For the first time in a decade, the Mayfair townhouse where Oscar Wilde once lived is for sale, for approximately $18.2 million. Located at 14 Half Moon Street, the Grade II-listed townhouse boasts 5,019 square feet of living space. Originally built in the 1730s, the six-story dwelling features a front exterior composed of white stucco. Inside, there are four reception rooms, an entrance hall, two private terraces, a steam room, five bedrooms, five baths, and a cinema room.
“In the luxurious rooms of this magnificent historic yet fully modernized Mayfair townhouse, Wilde’s play comes to life,” says Jeremy Gee, Managing Director of Beauchamp Estates. “And you can imagine Algernon Moncrieff, Jack, Gwendolen, and Lady Bracknell being quiet at home. With its links to Oscar Wilde and The Importance of Being Earnest, this is one of the most famous townhouses in Mayfair, and we anticipate interest in this property from discerning buyers from around the world.”

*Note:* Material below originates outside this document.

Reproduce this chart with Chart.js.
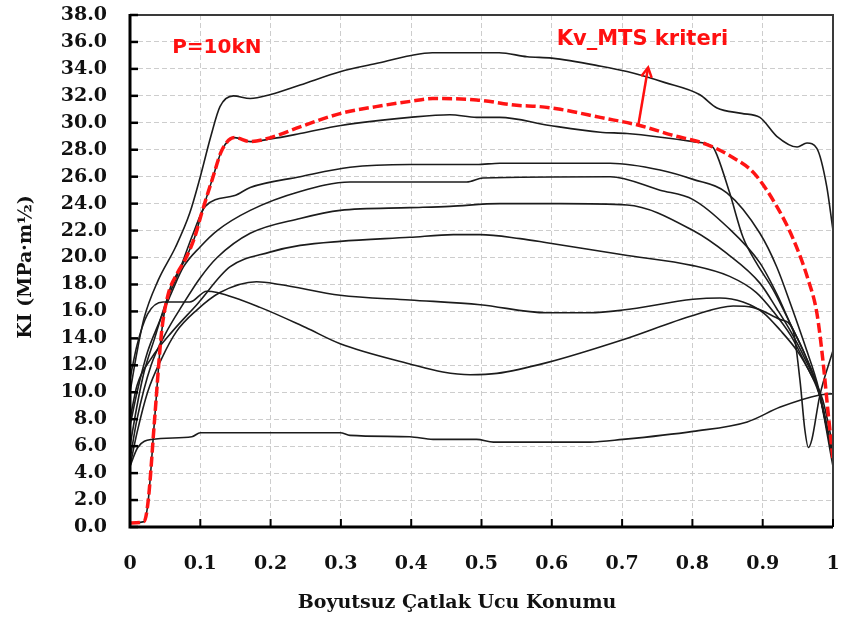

Although the townhouse was originally built as a single-family home, it was subdivided into apartments in the early 1880s by its then-owners, the Gannon family. The building soon became known as the Gannon Apartments, a place where single male tenants could live in what was aptly deemed bachelor chambers.
Named after the nearby Half Moon public house, Half Moon Street once boasted half a dozen bachelor chamber buildings. Oscar Wilde and his fellow bohemian friends lived and socialized here. Other notable figures who resided here included novelist Hugh Walpole, poet Siegfried Sassoon, actor and costumier Raoul Reginald ‘Reggie’ de Veulle, and journalist Robbie Ross, who was a close friend of Wilde’s.
In the aforementioned play, the character Algernon Moncrieff’s bachelor pad was inspired by and takes place on Half Moon Street. The first act of the play mentions Moncrieff’s “luxuriously and artistically furnished” morning room within his flat.
The current owner of the historic property purchased the home for his daughter while she attended college.